──────── PROVIDED ENTRIES

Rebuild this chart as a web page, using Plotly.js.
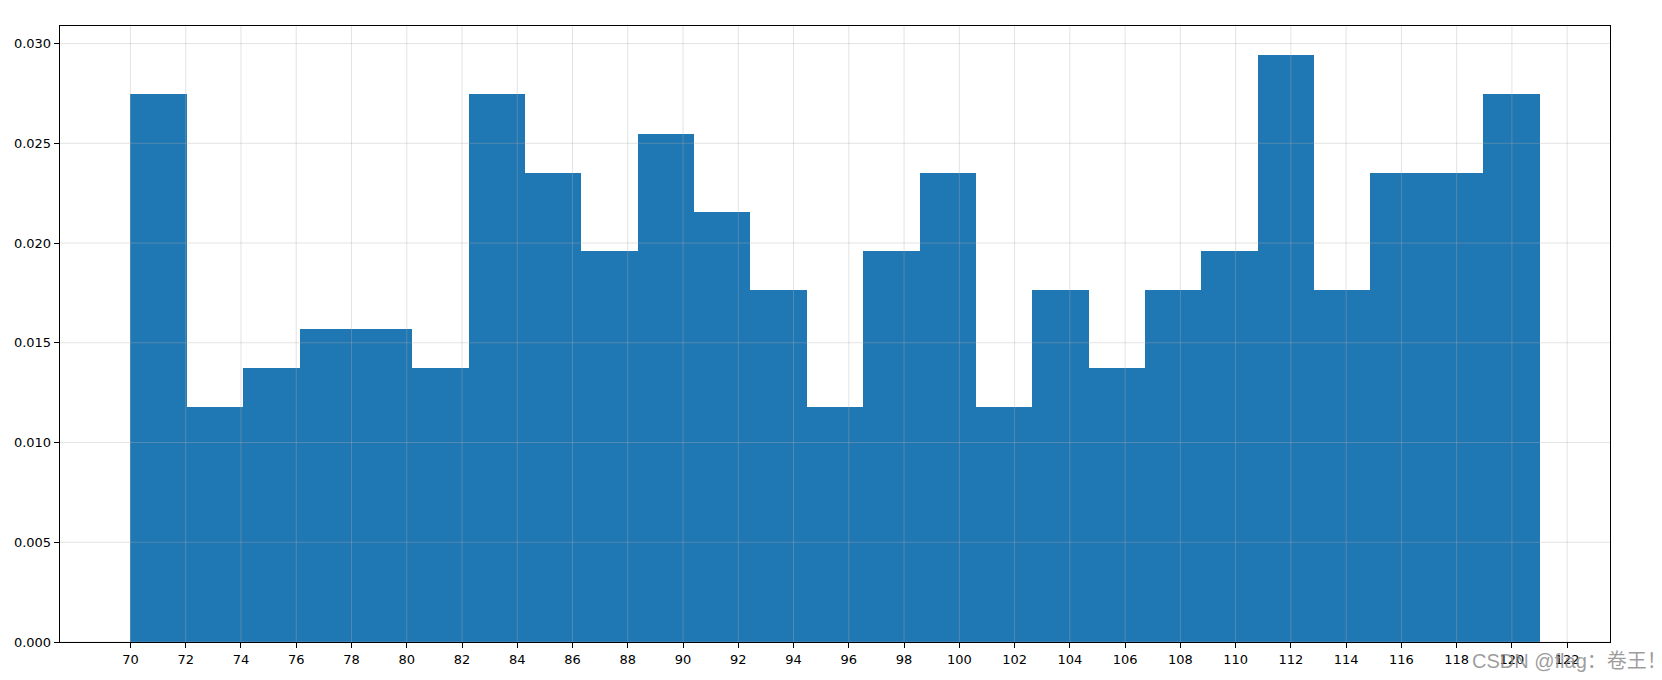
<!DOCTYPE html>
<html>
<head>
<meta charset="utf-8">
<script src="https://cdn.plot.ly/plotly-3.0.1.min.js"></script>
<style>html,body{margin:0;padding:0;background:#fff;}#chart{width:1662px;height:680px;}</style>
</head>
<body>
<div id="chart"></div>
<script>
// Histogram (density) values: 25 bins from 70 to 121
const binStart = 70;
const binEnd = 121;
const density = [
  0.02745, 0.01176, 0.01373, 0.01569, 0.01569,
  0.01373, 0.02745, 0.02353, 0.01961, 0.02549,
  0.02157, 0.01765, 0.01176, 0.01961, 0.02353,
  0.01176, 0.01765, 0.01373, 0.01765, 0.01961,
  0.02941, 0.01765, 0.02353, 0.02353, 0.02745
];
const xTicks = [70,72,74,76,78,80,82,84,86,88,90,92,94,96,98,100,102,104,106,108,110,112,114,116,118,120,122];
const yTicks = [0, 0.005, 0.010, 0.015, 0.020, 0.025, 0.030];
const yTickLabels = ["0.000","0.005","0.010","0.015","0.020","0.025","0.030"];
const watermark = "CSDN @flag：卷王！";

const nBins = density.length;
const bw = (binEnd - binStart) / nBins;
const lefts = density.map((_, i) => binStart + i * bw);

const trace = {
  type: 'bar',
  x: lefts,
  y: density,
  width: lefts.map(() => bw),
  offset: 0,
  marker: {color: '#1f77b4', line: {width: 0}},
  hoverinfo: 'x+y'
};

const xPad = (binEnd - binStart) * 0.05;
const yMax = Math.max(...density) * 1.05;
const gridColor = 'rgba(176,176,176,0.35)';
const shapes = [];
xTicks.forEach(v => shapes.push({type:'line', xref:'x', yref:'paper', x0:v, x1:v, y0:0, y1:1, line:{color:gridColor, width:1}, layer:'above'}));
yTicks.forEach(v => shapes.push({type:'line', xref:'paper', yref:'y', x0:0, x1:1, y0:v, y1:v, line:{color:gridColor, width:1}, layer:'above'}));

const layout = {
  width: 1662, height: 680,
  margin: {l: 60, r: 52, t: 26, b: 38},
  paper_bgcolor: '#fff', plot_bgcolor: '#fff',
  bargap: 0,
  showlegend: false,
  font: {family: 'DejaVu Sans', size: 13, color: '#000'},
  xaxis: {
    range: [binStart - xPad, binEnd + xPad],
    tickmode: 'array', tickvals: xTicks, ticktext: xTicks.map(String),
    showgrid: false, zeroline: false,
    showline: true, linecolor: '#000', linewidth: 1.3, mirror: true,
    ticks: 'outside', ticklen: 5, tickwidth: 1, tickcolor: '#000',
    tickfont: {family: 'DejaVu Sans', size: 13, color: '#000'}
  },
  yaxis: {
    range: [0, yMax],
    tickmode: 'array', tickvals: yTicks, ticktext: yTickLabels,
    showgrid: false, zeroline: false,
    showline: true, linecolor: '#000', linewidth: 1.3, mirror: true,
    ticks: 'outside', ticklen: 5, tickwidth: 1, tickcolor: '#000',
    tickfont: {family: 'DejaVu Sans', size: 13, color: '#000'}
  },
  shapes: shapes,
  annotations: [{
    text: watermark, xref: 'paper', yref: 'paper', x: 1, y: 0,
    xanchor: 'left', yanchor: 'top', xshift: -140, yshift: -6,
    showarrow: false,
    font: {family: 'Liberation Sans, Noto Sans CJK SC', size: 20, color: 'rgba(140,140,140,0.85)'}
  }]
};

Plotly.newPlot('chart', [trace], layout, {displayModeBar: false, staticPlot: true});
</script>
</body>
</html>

────────────────
──────── PROVIDED ENTRIES

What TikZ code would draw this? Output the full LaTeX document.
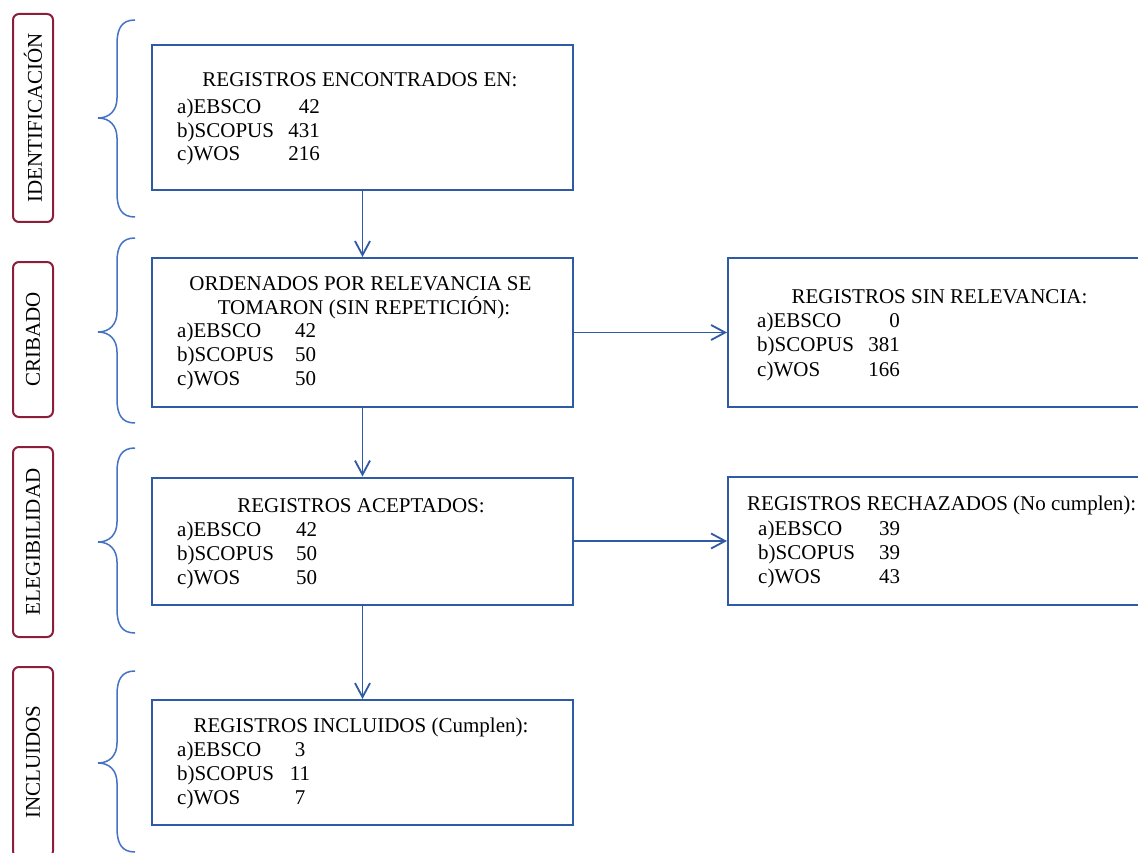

────────────────

TASK DETAILS: Extract all lines that hold the word "chart".

THE ANSWER:
Rebuild this chart as a web page, using Plotly.js.
<style>html,body{margin:0;padding:0;background:#fff;}#chart{width:1662px;height:680px;}</style>
<div id="chart"></div>
Plotly.newPlot('chart', [trace], layout, {displayModeBar: false, staticPlot: true});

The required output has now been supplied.